Fore: Crows’ Clever Thievery on the Golf Course

By Bradford Bixby

Welcome back, Dear Reader, to another installment of Fore!, the monthly column that is occasionally about golf here in our lovely little corner of the earth. A corner that we share with one of my favorite creatures…the crow. I know we often refer to them as crows, but that’s a mistake I don’t want to perpetuate. As golfers, we have a love/hate relationship with these characters. I’ll admit I fall into the love category. Maybe love is a bit strong, how about admire or respect. I decided on this topic recently when I was working my Marshall shift and feeding some of the worst cookies ever made to a crow. I tossed him the first one, and he flew a few feet away and took a couple minutes to bust it up and eat it. He came back, and when I gave him the second one he flew away and was back in 10 seconds. I knew that wasn’t enough time to eat it, so when I gave him the third one I watched, and to my amazement he dropped it in the grass, picked up a clump of clippings and covered it with them. Then came right back to get another. He was getting while the getting was good. Brilliant.

But I have to admit that they are bald-faced thieves. I was putting one time and heard one rummaging around in my cart. As I headed over he jumped down with my open bag of chips in his beak. When he saw me coming he gripped the side of the bag and dumped all the chips out on the ground, then flew away. As I drove off he and a few friends came back and loudly feasted. I couldn’t help but smile.

When I lived in Seattle I played in a restaurant league that teed off every Monday at 10 a.m. Most of us were hung over and rarely remembered to bring any food and drink even though the snack shack was never open. One time I was in a group with a very annoying and obnoxious waiter from another restaurant. On the third tee this guy made a big show of pulling out a giant Baby Ruth and a coke from his bag while commenting on our lack of forethought. He set the unwrapped candy bar on top of his coke and went to tee off. While he was hitting the other two players, I watched a big crow hop over and spear that Baby Ruth, spilling the coke while trying to get away. But the candy bar was so heavy he could only fly about ten yards at a time. Which is why the jerk waiter chased him for sixty yards screaming and waving his arms, while we laughed uproariously as one of the other guys dumped out the rest of his coke. And for the next six holes that bird showed back up near every tee with an increasingly smaller bar, which he dropped and waited for the guy to chase him before flying off. Priceless! I must admit I am impressed with the little criminals. They are the only animal other than primates that can make and use tools as well as having the skill of facial recognition. Not to mention a documented two hundred sound vocabulary. Pretty cool in my book.

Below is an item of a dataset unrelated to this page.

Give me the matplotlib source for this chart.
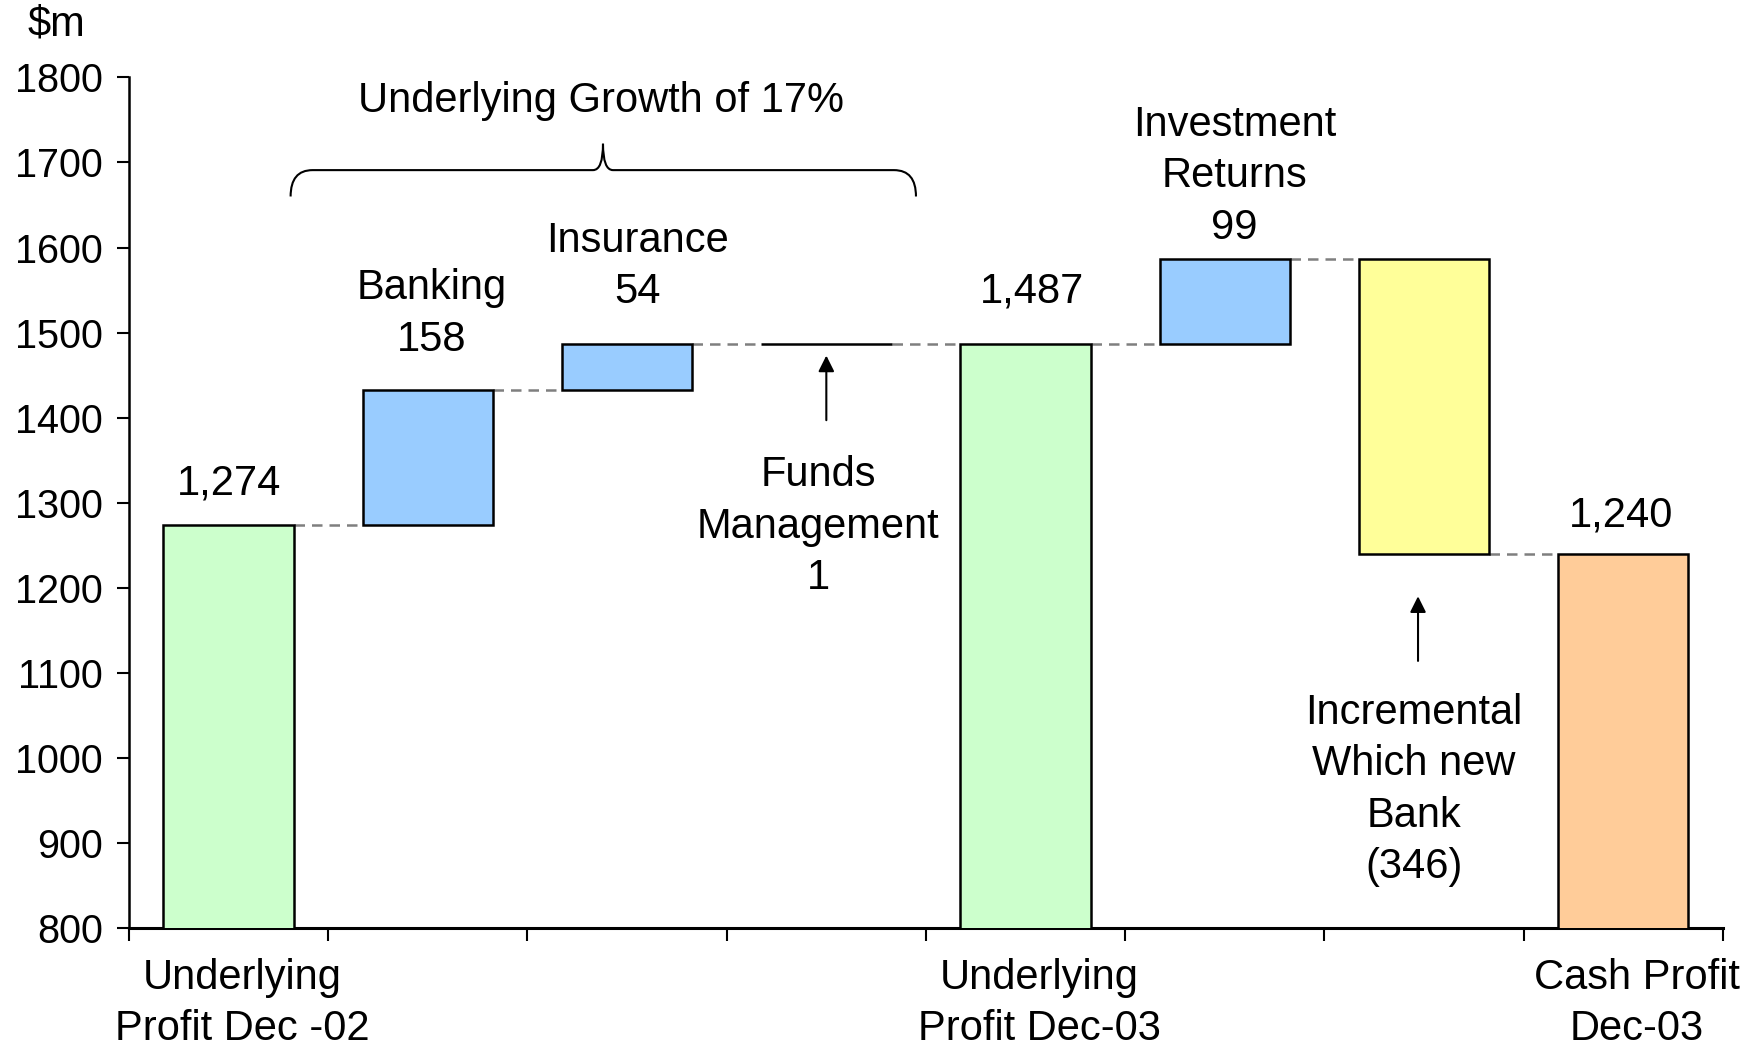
import matplotlib
matplotlib.use('Agg')
import matplotlib.pyplot as plt
import numpy as np
from matplotlib.path import Path
from matplotlib.patches import PathPatch

plt.rcParams['font.family'] = ['Liberation Sans', 'DejaVu Sans']
plt.rcParams['font.size'] = 30

# waterfall data ($m)
steps = ['Underlying Profit Dec -02', 'Banking', 'Insurance', 'Funds Management',
         'Underlying Profit Dec-03', 'Investment Returns', 'Incremental Which new Bank',
         'Cash Profit Dec-03']
values = [1274, 158, 54, 1, 1487, 99, -346, 1240]
is_total = [True, False, False, False, True, False, False, True]
colors = ['#CCFFCC', '#99CCFF', '#99CCFF', '#99CCFF', '#CCFFCC', '#99CCFF', '#FFFF99', '#FFCC99']

axis_labels = ['Underlying\nProfit Dec -02', 'Underlying\nProfit Dec-03', 'Cash Profit\nDec-03']
axis_label_idx = [0, 4, 7]

yticks = list(range(800, 1801, 100))

# build bar bottoms / heights and running level
bottoms, heights, levels = [], [], []
cum = 0
for v, tot in zip(values, is_total):
    if tot:
        bottoms.append(0)
        heights.append(v)
        cum = v
    else:
        bottoms.append(cum if v > 0 else cum + v)
        heights.append(abs(v))
        cum += v
    levels.append(cum)

x = np.arange(len(values))
w = 0.655

fig = plt.figure(figsize=(17.58, 10.46), dpi=100)
ax = fig.add_axes([0.0734, 0.1128, 0.9066, 0.8132])

ax.bar(x, heights, bottom=bottoms, width=w, color=colors,
       edgecolor='black', linewidth=1.8, zorder=3)

# dashed connectors between bars
for i in range(len(values) - 1):
    ax.plot([x[i] + w / 2, x[i + 1] - w / 2], [levels[i], levels[i]],
            color='#7f7f7f', lw=1.8, linestyle=(0, (4.2, 2.8)), zorder=2)

ax.set_xlim(-0.5, 7.5)
ax.set_ylim(800, 1800)
ax.set_yticks(yticks)
ax.set_xticks(np.arange(-0.5, 8, 1))
ax.set_xticklabels([])
ax.tick_params(axis='y', direction='out', length=9, width=1.5, pad=10, labelsize=28.5)
ax.tick_params(axis='x', direction='out', length=9, width=1.5)
for s in ['top', 'right']:
    ax.spines[s].set_visible(False)
ax.spines['left'].set_linewidth(1.8)
ax.spines['bottom'].set_linewidth(2.2)

ls = 1.37
# category labels under the axis
for lab, i in zip(axis_labels, axis_label_idx):
    ax.text(i + 0.07, 711, lab, ha='center', va='center', linespacing=ls, clip_on=False)

# value / name annotations
def fmt(v):
    return '({:,})'.format(-v) if v < 0 else '{:,}'.format(v)

ax.text(0.0, 1322, fmt(values[0]), ha='center', va='center')
ax.text(1.02, 1522, 'Banking\n' + fmt(values[1]), ha='center', va='center', linespacing=ls)
ax.text(2.05, 1578, 'Insurance\n' + fmt(values[2]), ha='center', va='center', linespacing=ls)
ax.text(2.96, 1272, 'Funds\nManagement\n' + fmt(values[3]), ha='center', va='center', linespacing=ls)
ax.text(4.03, 1548, fmt(values[4]), ha='center', va='center')
ax.text(5.05, 1684, 'Investment\nReturns\n' + fmt(values[5]), ha='center', va='center', linespacing=ls)
ax.text(5.95, 962, 'Incremental\nWhich new\nBank\n' + fmt(values[6]), ha='center', va='center', linespacing=ls)
ax.text(6.99, 1285, fmt(values[7]), ha='center', va='center')

ax.text(1.87, 1772, 'Underlying Growth of 17%', ha='center', va='center')
ax.text(-0.866, 1862, '$m', ha='center', va='center', clip_on=False)

# arrows
arrow = dict(arrowstyle='-|>', color='black', lw=1.5, mutation_scale=24, shrinkA=0, shrinkB=0)
ax.annotate('', xy=(3.0, 1473), xytext=(3.0, 1397), arrowprops=arrow)
ax.annotate('', xy=(5.97, 1190), xytext=(5.97, 1114), arrowprops=arrow)

# curly brace over the growth steps
xl, xm, xr = 0.311, 1.879, 3.45
yb, yh, yt = 1660, 1691, 1722
verts = [(xl, yb), (xl, yh), (xl + 0.11, yh),
         (xm - 0.05, yh), (xm, yh), (xm, yt),
         (xm, yh), (xm + 0.05, yh),
         (xr - 0.11, yh), (xr, yh), (xr, yb)]
codes = [Path.MOVETO, Path.CURVE3, Path.CURVE3,
         Path.LINETO, Path.CURVE3, Path.CURVE3,
         Path.CURVE3, Path.CURVE3,
         Path.LINETO, Path.CURVE3, Path.CURVE3]
ax.add_patch(PathPatch(Path(verts, codes), fill=False, lw=1.5, edgecolor='black', clip_on=False))

fig.savefig('out.png', dpi=100)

Oh yeah, before I leave you I have some local golf news for you. The resort is offering a twilight pass that is good for unlimited golf seven days a week after 3 p.m. for a measly four hundred dollars. Now that’s a sweet deal. In men’s club news, the shootout, a two week event, finished with the team of Don Erickson and Ian Cossar taking the first place prize. The big fourth of July tournament is coming up on Saturday and Sunday July 1st and 2nd. By the time this is published the women will have played their spring tournament on June 21st. And speaking of women, the three gals in the picture last issue were Barbara Mulligan, Carmen Wiesner and Jill Grover.

Well gang, that’s all I’ve got for this month. So hit the links while this great weather is here, and when you do, remember to “Hit ‘Em Straight.”